UPDATED: The Hong Kong stock market tumbled by nearly 3% as it reopened on Wednesday. This was the first opportunity for local equities to be traded since the Chinese New Year holidays and the escalation of the coronavirus outbreak that started in Wuhan, central China.
There were steep falls for some of the companies most exposed to the closure of mainland Chinese cinemas over the normally busy Chinese New Year season, and the cancelation of the release of seven Chinese tentpole movies.
Shares in Imax China, which operates over 600 screens, dropped by 7% to HK$15.52. Huanxi Media, the company that called off the theatrical release of its “Lost in Russia” movie and opted instead for an online deal, crumpled by 8.7% to HK$1.79. But that follows a spectacular 33% jump on Friday from HK$1.34 to HK$1.95, when news of the streaming deal was first announced.
Alibaba Pictures, which includes the popular movie ticketing platform Tao Piao Piao, saw its shares fall 9.5% to HK$1.15. That contrasted with ticketing rival Maoyan, which fell in line with the market average, ending the Wednesday trading session down 2.5% at HK$12.52. The latest fall puts Maoyan shares more than 15% below their IPO price of a year ago.
Smaller film companies also wobbled. Starlight, the Chinese film financier behind “Midway,” fell 3.3% on Wednesday to HK$1.74 per share. Hong Kong’s talent, production and cinemas group Emperor Culture, fell 7.9% to HK$0.1. Its direct rival, Media Asia, listed on Hong Kong’s second tier exchange, gained 4.4% to HK$0.047.
The Hang Seng Index of leading stocks finished down 2.8% at 27,160.

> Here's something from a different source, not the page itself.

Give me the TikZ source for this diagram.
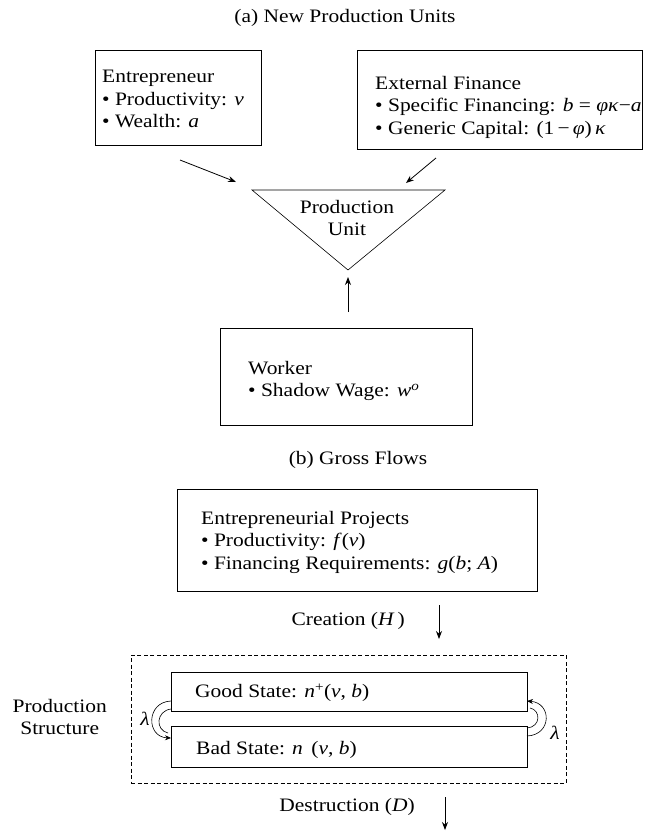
\documentclass[tikz,border=0pt]{standalone}
\usepackage{fontspec}
\setmainfont{Liberation Serif}[FakeStretch=1.13]
\usetikzlibrary{arrows.meta}
\begin{document}
\begin{tikzpicture}[x=1pt,y=-1pt,
  every node/.style={font=\fontsize{19}{22.5}\selectfont, inner sep=0pt},
  box/.style={draw, line width=0.7pt},
  txt/.style={anchor=west, align=left},
  arr/.style={-{Stealth[length=8pt,width=6pt]}, line width=0.8pt},
  loop/.style={line width=0.6pt}]
\useasboundingbox (0,0) rectangle (646,831);

% (a) New Production Units
\node (ta) at (345,18) {(a) New Production Units};

\node[box, minimum width=166pt, minimum height=95pt] (ent) at (178,97.5) {};
\node[txt] (enttxt) at (102,99) {Entrepreneur\\• Productivity: \textit{v}\\• Wealth: \textit{a}};

\node[box, minimum width=285pt, minimum height=99pt] (ext) at (499.5,99.5) {};
\node[txt] (exttxt) at (375,107) {External Finance\\• Specific Financing: \textit{b} = \textit{φκ}−\textit{a}\\• Generic Capital: (1\,−\,\textit{φ})\,\textit{κ}};

\coordinate (tl) at (252,190);
\coordinate (tr) at (445,190);
\coordinate (tb) at (348,270);
\draw[line width=0.6pt] (tl) -- (tr) -- (tb) -- cycle;
\node[align=center] (pu) at (347,218) {Production\\Unit};

\coordinate (a1s) at (180,160);
\coordinate (a1e) at (236,182);
\draw[arr] (a1s) -- (a1e);
\coordinate (a2s) at (436,158);
\coordinate (a2e) at (406,183);
\draw[arr] (a2s) -- (a2e);

\node[box, minimum width=252pt, minimum height=97pt] (wrk) at (346,376.5) {};
\coordinate (a3s) at (348,312);
\coordinate (a3e) at (348,277);
\draw[arr] (a3s) -- (a3e);
\node[txt] (wrktxt) at (248,381) {Worker\\• Shadow Wage: \textit{w}\textsuperscript{\textit{o}}};

% (b) Gross Flows
\node (tb2) at (358,460) {(b) Gross Flows};

\node[box, minimum width=360pt, minimum height=102pt] (ep) at (357,540) {};
\node[txt] (eptxt) at (201,542) {Entrepreneurial Projects\\• Productivity: \textit{f}(\textit{v})\\• Financing Requirements: \textit{g}(\textit{b}; \textit{A})};

\node[anchor=east] (cre) at (405,621) {Creation (\textit{H}\,)};
\coordinate (c1s) at (439,605);
\coordinate (c1e) at (439,639);
\draw[arr] (c1s) -- (c1e);

\node[draw, line width=0.7pt, dash pattern=on 4pt off 2.5pt, minimum width=435pt, minimum height=128pt] (ps) at (348.5,719) {};
\node[box, minimum width=356pt, minimum height=39pt] (good) at (349,691.5) {};
\node[box, minimum width=356pt, minimum height=41pt] (bad) at (349,746.5) {};
\node[txt] (goodtxt) at (195,693) {Good State: \textit{n}\textsuperscript{+}(\textit{v}, \textit{b})};
\node[txt] (badtxt) at (196,750) {Bad State: \textit{n}\hspace{0.45em}(\textit{v}, \textit{b})};

\node[align=center, anchor=east] (pstxt) at (107,717) {Production\\Structure};

% left loop: good -> bad
\coordinate (l1s) at (171,701);
\coordinate (l1e) at (171,738);
\coordinate (l2s) at (171,709);
\coordinate (l2e) at (168,733);
\draw[loop, -{Stealth[length=6pt,width=5pt]}] (l1s) .. controls (146,702) and (146,737) .. (l1e);
\draw[loop] (l2s) .. controls (156,711) and (155,730) .. (l2e);
\node (lamL) at (145,719) {\textit{λ}};

% right loop: bad -> good
\coordinate (r1s) at (527,736);
\coordinate (r1e) at (527,701);
\coordinate (r2s) at (527,728);
\coordinate (r2e) at (530,708);
\draw[loop, -{Stealth[length=6pt,width=5pt]}] (r1s) .. controls (552,735) and (552,703) .. (r1e);
\draw[loop] (r2s) .. controls (541,727) and (541,710) .. (r2e);
\node (lamR) at (555,733) {\textit{λ}};

\node[anchor=east] (des) at (415,807) {Destruction (\textit{D})};
\coordinate (d1s) at (445,797);
\coordinate (d1e) at (445,830);
\draw[arr] (d1s) -- (d1e);
\end{tikzpicture}
\end{document}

Mainland Chinese tech giant Tencent is the largest component of the Hang Seng Index. With activities including online games, video streaming and social media, which could be seen as benefiting from the enforced stay at home trend, Tencent saw its share price rise in the morning trading session, but finish the day 0.7% weaker at HK$383.2.
Mainland Chinese authorities on Wednesday confirmed a total of 5,974 coronavirus cases and a death toll that has risen to 132. While the number of cases exceeds the total recorded during the 2003 SARS outbreak, the number of fatalities is currently lower.

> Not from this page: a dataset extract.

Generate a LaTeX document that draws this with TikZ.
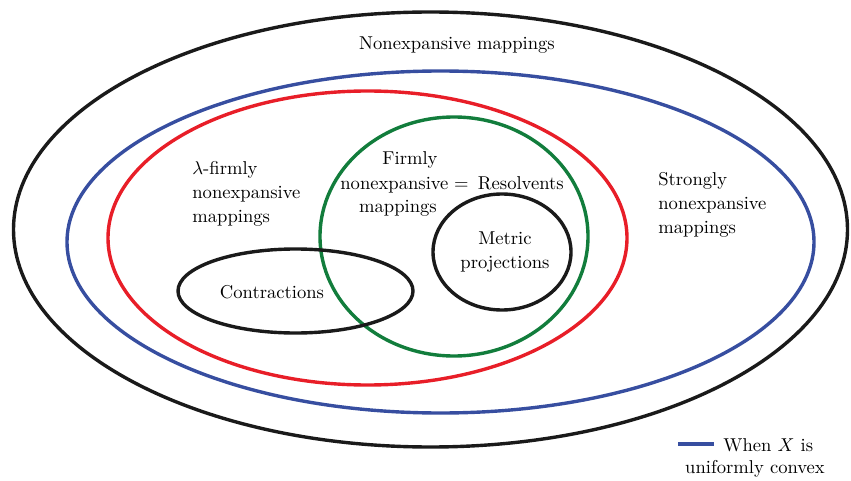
\documentclass[tikz,border=0pt]{standalone}
\definecolor{eblack}{RGB}{26,26,26}
\definecolor{eblue}{RGB}{55,78,160}
\definecolor{ered}{RGB}{232,30,40}
\definecolor{egreen}{RGB}{18,125,60}
\begin{document}
\begin{tikzpicture}[x=1pt,y=1pt,
  ring/.style={line width=3.4pt},
  lbl/.style={inner sep=0pt,scale=1.86,transform shape,font=\fontsize{10}{12.9}\selectfont}]
\useasboundingbox (0,0) rectangle (851,480);
% ellipses (pixel coords, y flipped)
\draw[ring,eblack] (430.5,250.5) ellipse [x radius=417,y radius=217.5];
\draw[ring,eblue] (440.5,238) ellipse [x radius=373.5,y radius=171];
\draw[ring,ered] (367.5,242) ellipse [x radius=259.5,y radius=147];
\draw[ring,egreen] (454,243.5) ellipse [x radius=134,y radius=119.5];
\draw[ring,eblack] (502,228) ellipse [x radius=69,y radius=58];
\draw[ring,eblack] (295.5,189) ellipse [x radius=117.5,y radius=42];
% labels
\node[lbl] (nm) at (457,435) {Nonexpansive mappings};
\node[lbl,align=left,anchor=west] (lf) at (192,286) {$\lambda$-firmly\\nonexpansive\\mappings};
\node[lbl,anchor=base] (fm1) at (410,315) {Firmly};
\node[lbl,anchor=base west] (fm2) at (340,291) {nonexpansive};
\node[lbl,anchor=base] (fm3) at (398,268) {mappings};
\node[lbl,anchor=base west] (res) at ([xshift=5pt]fm2.base east) {$=$\hspace{5pt}Resolvents};
\node[lbl,align=left,anchor=west] (sn) at (658,275) {Strongly\\nonexpansive\\mappings};
\node[lbl,align=center] (mp) at (505,228) {Metric\\projections};
\node[lbl] (ct) at (272,188) {Contractions};
% legend
\coordinate (l1) at (678,36);
\coordinate (l2) at (714,36);
\draw[eblue,line width=3.4pt] (l1) -- (l2);
\node[lbl,anchor=west] (lw) at (723,35) {When $X$ is};
\node[lbl] (lu) at (755,11) {uniformly convex};
\end{tikzpicture}
\end{document}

Stock markets in mainland China were scheduled to have reopened on Friday. But authorities have ordered them to remain shut until Monday (Feb. 2) as they extend the Lunar New Year holiday season by three days in an attempt to slow down mass travel and limit the spread of the disease. The holiday season is normally the peak travel period in China. But Wuhan and many other cities have been in lockdown mode since late last week. Hubei Medical School, in the province which includes Wuhan, said that there could already be 40,000 cases in the city.
Hong Kong so far has only 10 recorded cases of the new disease and no fatalities. The two new cases, announced Wednesday afternoon, are an elderly couple who flew to Hong Kong from Wuhan on Jan. 22.
The territory has ordered schools to stay shut for two weeks, civil servants to work from home this week, and a reduction in travel between the semi-autonomous Chinese territory and the mainland. Six of Hong Kong’s 14 border crossing points will be closed from Thursday. Mainland authorities have helped by halting the issuance of new individual visit permits for travel to Hong Kong and Macau.
That move had an immediate effect on the Hong Kong-traded stocks of Macau’s casino giants.
Sands China fell 5.7% on Wednesday to HK$39 per share. Galaxy Entertainment fell 5.2% to HK$53.15. MGM China fell by 5.7% to HK$11.60. Melco International fell 5.2% to HK$17.58. Stanley Ho’s SJM Holdings fell 3.6% to HK$8.85. Some 47% of Macau gamblers enter the territory on individual visit permits.
Hong Kong’s airlines have already begun moves to halve the number of flights to and from the mainland. British Airways on Wednesday announced the halting of all flights between mainland China and the U.K.